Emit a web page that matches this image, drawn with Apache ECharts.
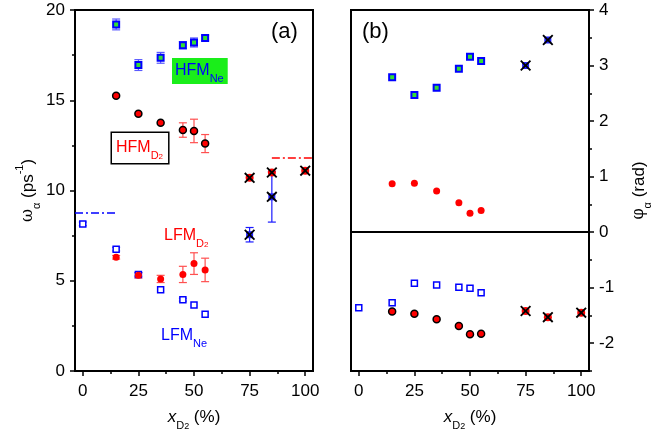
<!DOCTYPE html>
<html>
<head>
<meta charset="utf-8">
<script src="https://cdn.jsdelivr.net/npm/echarts@6/dist/echarts.min.js"></script>
<style>html,body{margin:0;background:#fff}#main{width:654px;height:441px}</style>
</head>
<body>
<div id="main"></div>
<script>
var myChart = echarts.init(document.getElementById('main'));

// composition x_D2 (%)
var xHFM = [15, 25, 35, 45, 50, 55];
var xLFMNe = [0, 15, 25, 35, 45, 50, 55];
var xCrossD2 = [75, 85, 100];
var xCrossNe = [75, 85];

// panel (a): frequencies (ps^-1)
var wHFMNe = [19.2, 16.95, 17.35, 18.05, 18.2, 18.45];
var eHFMNe = [0.3, 0.3, 0.3, 0.2, 0.25, 0.15];
var wHFMD2 = [15.25, 14.25, 13.75, 13.35, 13.3, 12.6];
var eHFMD2 = [0, 0, 0, 0.4, 0.65, 0.5];
var wLFMNe = [8.15, 6.75, 5.35, 4.5, 3.95, 3.65, 3.15];
var eLFMNe = [0.1, 0.1, 0.1, 0, 0.08, 0, 0];
var wLFMD2 = [6.3, 5.3, 5.1, 5.35, 5.95, 5.6];
var eLFMD2 = [0.1, 0.15, 0.2, 0.45, 0.6, 0.65];
var wCrossD2 = [10.7, 11.0, 11.1];
var wCrossNe = [7.55, 9.65];
var eCrossNe = [0.4, 1.4];
var refNeX = [-3.5, 15], refNeW = 8.75;
var refD2X = [85, 103.5], refD2W = 11.8;

// panel (b): phases (rad)
var phHFMNe = [2.79, 2.47, 2.6, 2.94, 3.16, 3.08];
var phCrossNe = [3.0, 3.46];
var phUpperD2 = [0.87, 0.88, 0.74, 0.53, 0.34, 0.39];
var phLFMNe = [-1.36, -1.27, -0.92, -0.95, -0.99, -1.01, -1.09];
var phLowerD2 = [-1.43, -1.47, -1.57, -1.69, -1.84, -1.83];
var phCrossD2 = [-1.42, -1.53, -1.45];

// ticks
var xTicks = [0, 25, 50, 75, 100];
var xMinor = [12.5, 37.5, 62.5, 87.5];
var phTicks = [-2, -1, 0, 1, 2, 3, 4];
var phMinor = [-2.5, -1.5, -0.5, 0.5, 1.5, 2.5, 3.5];

var FONT = 'Liberation Sans';
var BLUE = '#0000ff', RED = '#ff0000', GREEN = '#33dd33';
var XSYM = 'path://M0,1.2L1.2,0L5,3.8L8.8,0L10,1.2L6.2,5L10,8.8L8.8,10L5,6.2L1.2,10L0,8.8L3.8,5Z';

function pts(xs, ys) { return xs.map(function (x, i) { return [x, ys[i]]; }); }

function errBars(g, xs, ys, es, color) {
    var d = [];
    xs.forEach(function (x, i) { if (es[i] > 0) d.push([x, ys[i] - es[i], ys[i] + es[i]]); });
    return {
        type: 'custom', xAxisIndex: g, yAxisIndex: g, z: 1, silent: true, data: d,
        renderItem: function (params, api) {
            var lo = api.coord([api.value(0), api.value(1)]);
            var hi = api.coord([api.value(0), api.value(2)]);
            var st = {stroke: color, lineWidth: 1.2};
            return {type: 'group', children: [
                {type: 'line', shape: {x1: lo[0], y1: lo[1], x2: hi[0], y2: hi[1]}, style: st},
                {type: 'line', shape: {x1: lo[0] - 4, y1: lo[1], x2: lo[0] + 4, y2: lo[1]}, style: st},
                {type: 'line', shape: {x1: hi[0] - 4, y1: hi[1], x2: hi[0] + 4, y2: hi[1]}, style: st}
            ]};
        }
    };
}

function sc(g, data, symbol, size, fill, border, bw, z) {
    return {
        type: 'scatter', xAxisIndex: g, yAxisIndex: g, data: data, symbol: symbol, symbolSize: size,
        z: z || 3, silent: true,
        itemStyle: {color: fill, borderColor: border || fill, borderWidth: bw || 0, opacity: 1}
    };
}

function refLine(xs, w, color) {
    return {
        type: 'line', xAxisIndex: 0, yAxisIndex: 0, data: [[xs[0], w], [xs[1], w]], symbol: 'none',
        silent: true, lineStyle: {color: color, width: 1.5, type: [8, 3, 2, 3]}
    };
}

// rich text for the in-plot labels (zrender uses fill)
function labelRich(color) {
    return {
        a: {fontFamily: FONT, fontSize: 16, lineHeight: 26, fill: color},
        b: {fontFamily: FONT, fontSize: 11, lineHeight: 15, verticalAlign: 'bottom', fill: color},
        c: {fontFamily: FONT, fontSize: 8, lineHeight: 8, verticalAlign: 'bottom', fill: color}
    };
}

var labelStyle = {color: '#000', fontFamily: FONT, fontSize: 17};
var nameRich = {
    m: {fontFamily: FONT, fontSize: 17, lineHeight: 28, color: '#000'},
    i: {fontFamily: FONT, fontSize: 17, lineHeight: 28, fontStyle: 'italic', color: '#000'},
    g: {fontFamily: 'DejaVu Serif', fontSize: 16, lineHeight: 28, color: '#000'},
    s: {fontFamily: FONT, fontSize: 11, lineHeight: 16, verticalAlign: 'bottom', color: '#000'},
    ss: {fontFamily: FONT, fontSize: 9, lineHeight: 9, verticalAlign: 'bottom', color: '#000'},
    p: {fontFamily: FONT, fontSize: 11, lineHeight: 11, verticalAlign: 'top', color: '#000'}
};
var axLine = {show: true, onZero: false, lineStyle: {color: '#000', width: 2}};
var noLine = {show: false, onZero: false};

function xMain(g) {
    return {
        type: 'value', gridIndex: g, min: -3.5, max: 103.5, position: 'bottom',
        axisLine: axLine, splitLine: {show: false},
        axisTick: {show: true, length: 5, lineStyle: {color: '#000', width: 1.5}, customValues: xTicks},
        axisLabel: Object.assign({margin: 12, customValues: xTicks}, labelStyle),
        name: '{i|x}{s|D}{ss|2}{m| (%)}', nameLocation: 'middle', nameGap: 32,
        nameTextStyle: {rich: nameRich}
    };
}
function xMin(g) {
    return {
        type: 'value', gridIndex: g, min: -3.5, max: 103.5, position: 'bottom',
        axisLine: noLine, splitLine: {show: false}, axisLabel: {show: false},
        axisTick: {show: true, length: 3, lineStyle: {color: '#000', width: 1.5}, customValues: xMinor}
    };
}

var option = {
    animation: false,
    backgroundColor: '#fff',
    grid: [
        {left: 75, top: 10, width: 238, height: 361, show: true, borderColor: '#000', borderWidth: 2},
        {left: 351, top: 10, width: 239, height: 361, show: true, borderColor: '#000', borderWidth: 2}
    ],
    xAxis: [xMain(0), xMain(1), xMin(0), xMin(1)],
    yAxis: [
        {
            type: 'value', gridIndex: 0, min: 0, max: 20, interval: 5, position: 'left',
            axisLine: axLine, splitLine: {show: false},
            axisTick: {show: true, length: 5, lineStyle: {color: '#000', width: 1.5}},
            minorTick: {show: true, splitNumber: 2, length: 3, lineStyle: {color: '#000', width: 1.5}},
            axisLabel: Object.assign({margin: 10}, labelStyle),
            name: '{g|ω}{s|α}{m| (ps}{p|-1}{m|)}', nameLocation: 'middle', nameGap: 33, nameRotate: 90,
            nameTextStyle: {rich: nameRich}
        },
        {
            type: 'value', gridIndex: 1, min: -2.5, max: 4, position: 'right',
            axisLine: axLine, splitLine: {show: false},
            axisTick: {show: true, length: 5, lineStyle: {color: '#000', width: 1.5}, customValues: phTicks},
            axisLabel: Object.assign({margin: 10, customValues: phTicks}, labelStyle),
            name: '{g|φ}{s|α}{m| (rad)}', nameLocation: 'middle', nameGap: 36, nameRotate: 90,
            nameTextStyle: {rich: nameRich}
        },
        {
            type: 'value', gridIndex: 1, min: -2.5, max: 4, position: 'right',
            axisLine: noLine, splitLine: {show: false}, axisLabel: {show: false},
            axisTick: {show: true, length: 3, lineStyle: {color: '#000', width: 1.5}, customValues: phMinor}
        }
    ],
    graphic: [
        {type: 'text', x: 271, y: 32, style: {text: '(a)', font: '22px "Liberation Sans"', fill: '#000', verticalAlign: 'middle'}},
        {type: 'text', x: 362, y: 32, style: {text: '(b)', font: '22px "Liberation Sans"', fill: '#000', verticalAlign: 'middle'}},
        {type: 'text', x: 172, y: 71, style: {
            text: '{a|HFM}{b|Ne}', verticalAlign: 'middle', backgroundColor: '#1aee1a', padding: [0, 4, 0, 3],
            rich: labelRich(BLUE)
        }},
        {type: 'text', x: 112, y: 148, style: {
            text: '{a|HFM}{b|D}{c|2}', verticalAlign: 'middle', backgroundColor: '#fff', borderColor: '#000', borderWidth: 1.5,
            padding: [2, 5, 2, 4],
            rich: labelRich(RED)
        }},
        {type: 'text', x: 164, y: 236, style: {text: '{a|LFM}{b|D}{c|2}', verticalAlign: 'middle', rich: labelRich(RED)}},
        {type: 'text', x: 161, y: 336, style: {text: '{a|LFM}{b|Ne}', verticalAlign: 'middle', rich: labelRich(BLUE)}}
    ],
    series: [
        // panel (a)
        errBars(0, xHFM, wHFMNe, eHFMNe, '#5a5aff'),
        errBars(0, xHFM, wHFMD2, eHFMD2, '#ff5050'),
        errBars(0, xHFM, wLFMD2, eLFMD2, '#ff5050'),
        errBars(0, xLFMNe, wLFMNe, eLFMNe, '#5a5aff'),
        errBars(0, xCrossNe, wCrossNe, eCrossNe, '#1a1aff'),
        refLine(refNeX, refNeW, BLUE),
        refLine(refD2X, refD2W, RED),
        sc(0, pts(xHFM, wHFMNe), 'rect', 6, GREEN, BLUE, 2),
        sc(0, pts(xHFM, wHFMD2), 'circle', 7, RED, '#000', 1.5),
        sc(0, pts(xLFMNe, wLFMNe), 'rect', 6, '#fff', BLUE, 1.5),
        sc(0, pts(xHFM, wLFMD2), 'circle', 7, RED),
        sc(0, pts(xCrossD2, wCrossD2), 'circle', 8, RED),
        sc(0, pts(xCrossD2, wCrossD2), XSYM, 11, '#000', null, 0, 4),
        sc(0, pts(xCrossNe, wCrossNe), 'rect', 7, '#2020ff'),
        sc(0, pts(xCrossNe, wCrossNe), XSYM, 11, '#000', null, 0, 4),
        // panel (b)
        {
            type: 'line', xAxisIndex: 1, yAxisIndex: 1, data: [], silent: true,
            markLine: {silent: true, symbol: 'none', label: {show: false},
                lineStyle: {color: '#000', width: 2, type: 'solid'}, data: [{yAxis: 0}]}
        },
        sc(1, pts(xHFM, phHFMNe), 'rect', 6, GREEN, BLUE, 2),
        sc(1, pts(xCrossNe, phCrossNe), 'rect', 7, '#2020ff'),
        sc(1, pts(xCrossNe, phCrossNe), XSYM, 11, '#000', null, 0, 4),
        sc(1, pts(xHFM, phUpperD2), 'circle', 7, RED),
        sc(1, pts(xLFMNe, phLFMNe), 'rect', 6, '#fff', BLUE, 1.5),
        sc(1, pts(xHFM, phLowerD2), 'circle', 7, RED, '#000', 1.5),
        sc(1, pts(xCrossD2, phCrossD2), 'circle', 8, RED),
        sc(1, pts(xCrossD2, phCrossD2), XSYM, 11, '#000', null, 0, 4)
    ]
};

myChart.setOption(option);
</script>
</body>
</html>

────────────────

WHAT THE EXERCISE ASKS: Give back exactly the lines from the first line of the data through the line with "function pts(xs, ys)", pictures excluded.

CORRECT RESULT:
Emit a web page that matches this image, drawn with Apache ECharts.
<!DOCTYPE html>
<html>
<head>
<meta charset="utf-8">
<script src="https://cdn.jsdelivr.net/npm/echarts@6/dist/echarts.min.js"></script>
<style>html,body{margin:0;background:#fff}#main{width:654px;height:441px}</style>
</head>
<body>
<div id="main"></div>
<script>
var myChart = echarts.init(document.getElementById('main'));

// composition x_D2 (%)
var xHFM = [15, 25, 35, 45, 50, 55];
var xLFMNe = [0, 15, 25, 35, 45, 50, 55];
var xCrossD2 = [75, 85, 100];
var xCrossNe = [75, 85];

// panel (a): frequencies (ps^-1)
var wHFMNe = [19.2, 16.95, 17.35, 18.05, 18.2, 18.45];
var eHFMNe = [0.3, 0.3, 0.3, 0.2, 0.25, 0.15];
var wHFMD2 = [15.25, 14.25, 13.75, 13.35, 13.3, 12.6];
var eHFMD2 = [0, 0, 0, 0.4, 0.65, 0.5];
var wLFMNe = [8.15, 6.75, 5.35, 4.5, 3.95, 3.65, 3.15];
var eLFMNe = [0.1, 0.1, 0.1, 0, 0.08, 0, 0];
var wLFMD2 = [6.3, 5.3, 5.1, 5.35, 5.95, 5.6];
var eLFMD2 = [0.1, 0.15, 0.2, 0.45, 0.6, 0.65];
var wCrossD2 = [10.7, 11.0, 11.1];
var wCrossNe = [7.55, 9.65];
var eCrossNe = [0.4, 1.4];
var refNeX = [-3.5, 15], refNeW = 8.75;
var refD2X = [85, 103.5], refD2W = 11.8;

// panel (b): phases (rad)
var phHFMNe = [2.79, 2.47, 2.6, 2.94, 3.16, 3.08];
var phCrossNe = [3.0, 3.46];
var phUpperD2 = [0.87, 0.88, 0.74, 0.53, 0.34, 0.39];
var phLFMNe = [-1.36, -1.27, -0.92, -0.95, -0.99, -1.01, -1.09];
var phLowerD2 = [-1.43, -1.47, -1.57, -1.69, -1.84, -1.83];
var phCrossD2 = [-1.42, -1.53, -1.45];

// ticks
var xTicks = [0, 25, 50, 75, 100];
var xMinor = [12.5, 37.5, 62.5, 87.5];
var phTicks = [-2, -1, 0, 1, 2, 3, 4];
var phMinor = [-2.5, -1.5, -0.5, 0.5, 1.5, 2.5, 3.5];

var FONT = 'Liberation Sans';
var BLUE = '#0000ff', RED = '#ff0000', GREEN = '#33dd33';
var XSYM = 'path://M0,1.2L1.2,0L5,3.8L8.8,0L10,1.2L6.2,5L10,8.8L8.8,10L5,6.2L1.2,10L0,8.8L3.8,5Z';

function pts(xs, ys) { return xs.map(function (x, i) { return [x, ys[i]]; }); }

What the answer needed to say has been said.